Katsu-Style CATFISH w/ BLACK GARLIC Mayo

Katsu-Style CATFISH w/ BLACK GARLIC Mayo

Time: 40 minutes. Servings: 2 By Blue Apron

Ingredients:

For the Catfish:

  • 2 catfish fillets, skinless

  • Salt and pepper, to taste

  • ½ cup all-purpose flour

  • 2 large eggs, beaten

  • 1 cup panko breadcrumbs

  • Vegetable oil, for frying

For the Black Garlic Mayo:

  • 4–5 cloves black garlic, mashed into a paste

  • ½ cup mayonnaise

  • 1 teaspoon lemon juice

  • ½ teaspoon soy sauce

  • Optional: pinch of cayenne or smoked paprika for heat


Instructions:

Prepare the Black Garlic Mayo:

  1. In a small bowl, mix together mashed black garlic, mayonnaise, lemon juice, and soy sauce.

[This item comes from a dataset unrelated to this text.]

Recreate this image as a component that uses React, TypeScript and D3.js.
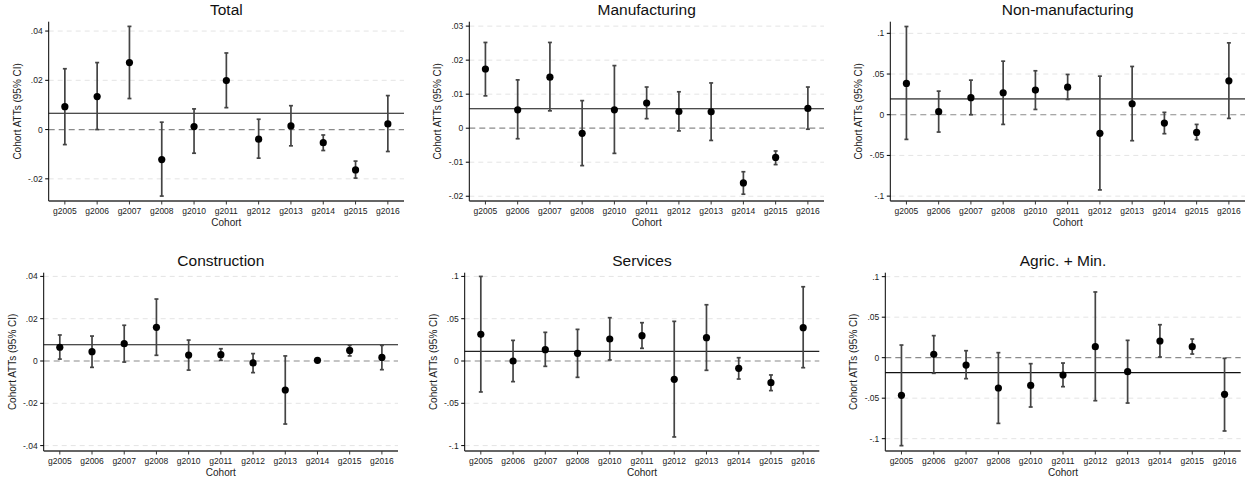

  2. Adjust seasoning and add cayenne or paprika if desired. Set aside in the fridge.

Cook the Catfish:

  1. Pat catfish fillets dry and season both sides with salt and pepper.

  2. Set up a breading station with 3 shallow dishes:

    • Flour in the first

    • Beaten eggs in the second

    • Panko breadcrumbs in the third

  3. Dredge each fillet in flour, dip in egg, then coat thoroughly in panko.

  4. Heat ½ inch of oil in a skillet over medium heat.

  5. Fry the catfish for 3–4 minutes per side until golden brown and cooked through.

  6. Drain on paper towels.


To Serve:

  • Slice catfish into strips and drizzle or serve alongside the black garlic mayo.

  • Serve with shredded cabbage, rice, or in a sandwich bun for a katsu-style po’ boy twist.